Exercise -> Check each line of the material below, and copy it if it holds the string "drawn".

Source records ->
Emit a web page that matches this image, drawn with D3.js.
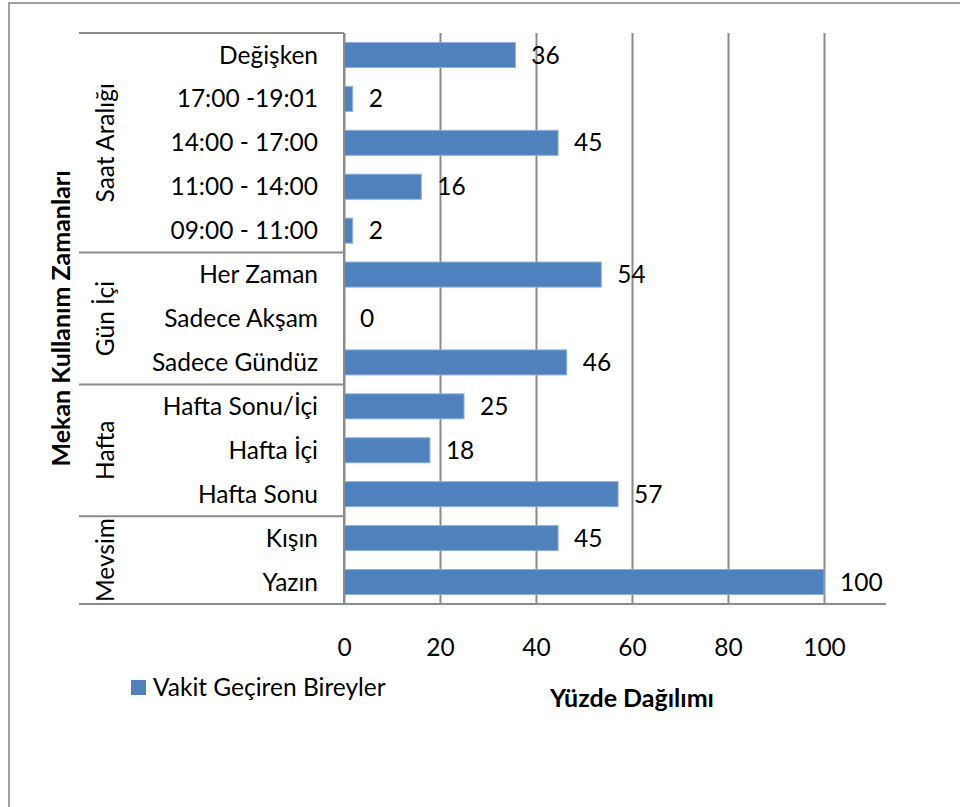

==

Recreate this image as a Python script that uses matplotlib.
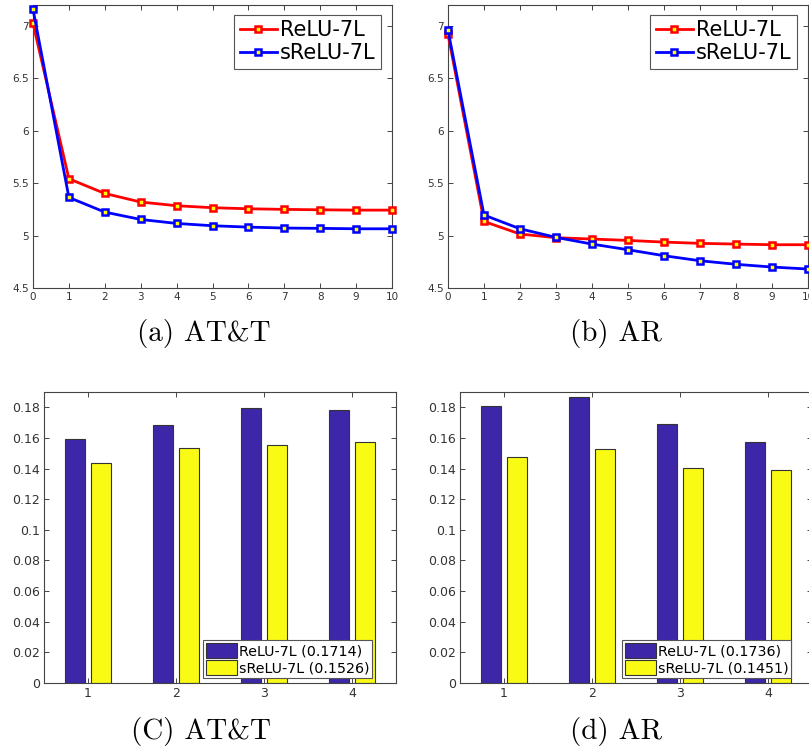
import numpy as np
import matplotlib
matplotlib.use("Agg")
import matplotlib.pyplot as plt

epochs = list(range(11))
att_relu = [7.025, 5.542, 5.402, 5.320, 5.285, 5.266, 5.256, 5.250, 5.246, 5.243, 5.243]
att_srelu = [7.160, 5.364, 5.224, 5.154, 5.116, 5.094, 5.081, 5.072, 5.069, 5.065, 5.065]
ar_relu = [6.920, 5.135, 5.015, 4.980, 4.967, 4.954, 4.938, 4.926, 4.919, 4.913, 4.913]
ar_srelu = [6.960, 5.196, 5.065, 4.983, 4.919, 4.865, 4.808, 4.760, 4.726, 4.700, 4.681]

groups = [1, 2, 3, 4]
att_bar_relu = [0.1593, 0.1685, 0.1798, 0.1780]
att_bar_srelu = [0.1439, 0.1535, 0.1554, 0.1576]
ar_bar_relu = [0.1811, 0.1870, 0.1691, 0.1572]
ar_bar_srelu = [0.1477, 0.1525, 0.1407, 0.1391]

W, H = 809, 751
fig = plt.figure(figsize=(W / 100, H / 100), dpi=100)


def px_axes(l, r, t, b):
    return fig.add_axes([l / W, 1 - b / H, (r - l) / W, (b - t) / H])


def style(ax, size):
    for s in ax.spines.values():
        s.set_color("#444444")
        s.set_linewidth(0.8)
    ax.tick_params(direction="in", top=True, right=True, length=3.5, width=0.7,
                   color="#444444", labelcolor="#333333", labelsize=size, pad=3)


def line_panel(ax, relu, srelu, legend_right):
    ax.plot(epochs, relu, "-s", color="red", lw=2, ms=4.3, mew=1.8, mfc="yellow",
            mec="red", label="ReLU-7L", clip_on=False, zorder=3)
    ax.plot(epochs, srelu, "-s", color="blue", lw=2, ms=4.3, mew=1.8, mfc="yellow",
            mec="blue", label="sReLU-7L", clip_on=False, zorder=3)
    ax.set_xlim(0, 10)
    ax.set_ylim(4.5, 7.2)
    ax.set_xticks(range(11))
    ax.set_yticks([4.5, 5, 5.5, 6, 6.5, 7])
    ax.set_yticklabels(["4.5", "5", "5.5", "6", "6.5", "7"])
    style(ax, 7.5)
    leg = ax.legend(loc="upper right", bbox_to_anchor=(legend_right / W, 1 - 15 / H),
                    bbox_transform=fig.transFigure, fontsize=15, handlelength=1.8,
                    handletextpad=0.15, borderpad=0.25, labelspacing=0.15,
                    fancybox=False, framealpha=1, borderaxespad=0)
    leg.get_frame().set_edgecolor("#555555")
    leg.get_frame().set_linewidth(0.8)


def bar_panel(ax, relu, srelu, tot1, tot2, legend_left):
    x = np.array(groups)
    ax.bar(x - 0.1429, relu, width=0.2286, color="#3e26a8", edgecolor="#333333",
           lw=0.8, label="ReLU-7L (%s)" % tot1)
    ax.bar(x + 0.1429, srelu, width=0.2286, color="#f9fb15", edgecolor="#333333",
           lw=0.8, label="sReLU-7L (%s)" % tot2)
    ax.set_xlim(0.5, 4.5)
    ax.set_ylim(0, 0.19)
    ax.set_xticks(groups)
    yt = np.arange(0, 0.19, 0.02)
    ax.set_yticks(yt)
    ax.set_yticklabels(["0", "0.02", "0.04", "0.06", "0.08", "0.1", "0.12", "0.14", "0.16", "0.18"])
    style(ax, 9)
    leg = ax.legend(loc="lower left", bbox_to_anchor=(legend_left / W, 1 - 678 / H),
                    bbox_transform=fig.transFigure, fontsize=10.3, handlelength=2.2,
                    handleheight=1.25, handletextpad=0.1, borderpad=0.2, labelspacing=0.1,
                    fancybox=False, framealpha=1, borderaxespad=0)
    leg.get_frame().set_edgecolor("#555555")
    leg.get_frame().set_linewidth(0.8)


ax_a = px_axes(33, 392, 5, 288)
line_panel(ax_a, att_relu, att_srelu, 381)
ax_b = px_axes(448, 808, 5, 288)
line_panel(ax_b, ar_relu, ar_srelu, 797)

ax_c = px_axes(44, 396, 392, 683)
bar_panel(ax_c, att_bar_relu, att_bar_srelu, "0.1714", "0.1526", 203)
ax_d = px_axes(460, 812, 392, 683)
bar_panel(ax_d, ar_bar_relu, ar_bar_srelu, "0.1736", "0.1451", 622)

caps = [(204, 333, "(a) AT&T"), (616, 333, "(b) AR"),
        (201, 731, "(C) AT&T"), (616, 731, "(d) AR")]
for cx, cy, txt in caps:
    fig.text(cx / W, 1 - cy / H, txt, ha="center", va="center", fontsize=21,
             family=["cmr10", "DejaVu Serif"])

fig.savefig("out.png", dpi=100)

---

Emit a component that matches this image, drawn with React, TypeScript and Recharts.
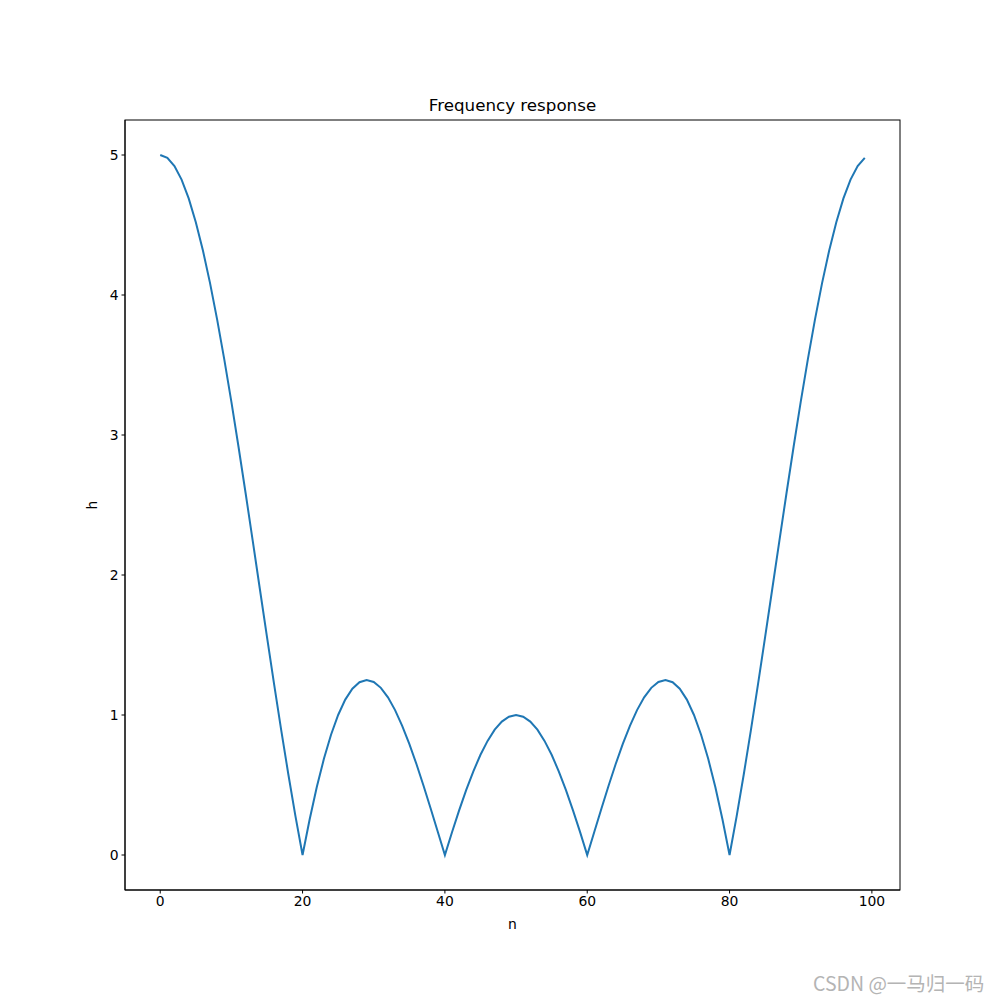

Problem solution ->
Emit a web page that matches this image, drawn with D3.js.
Emit a component that matches this image, drawn with React, TypeScript and Recharts.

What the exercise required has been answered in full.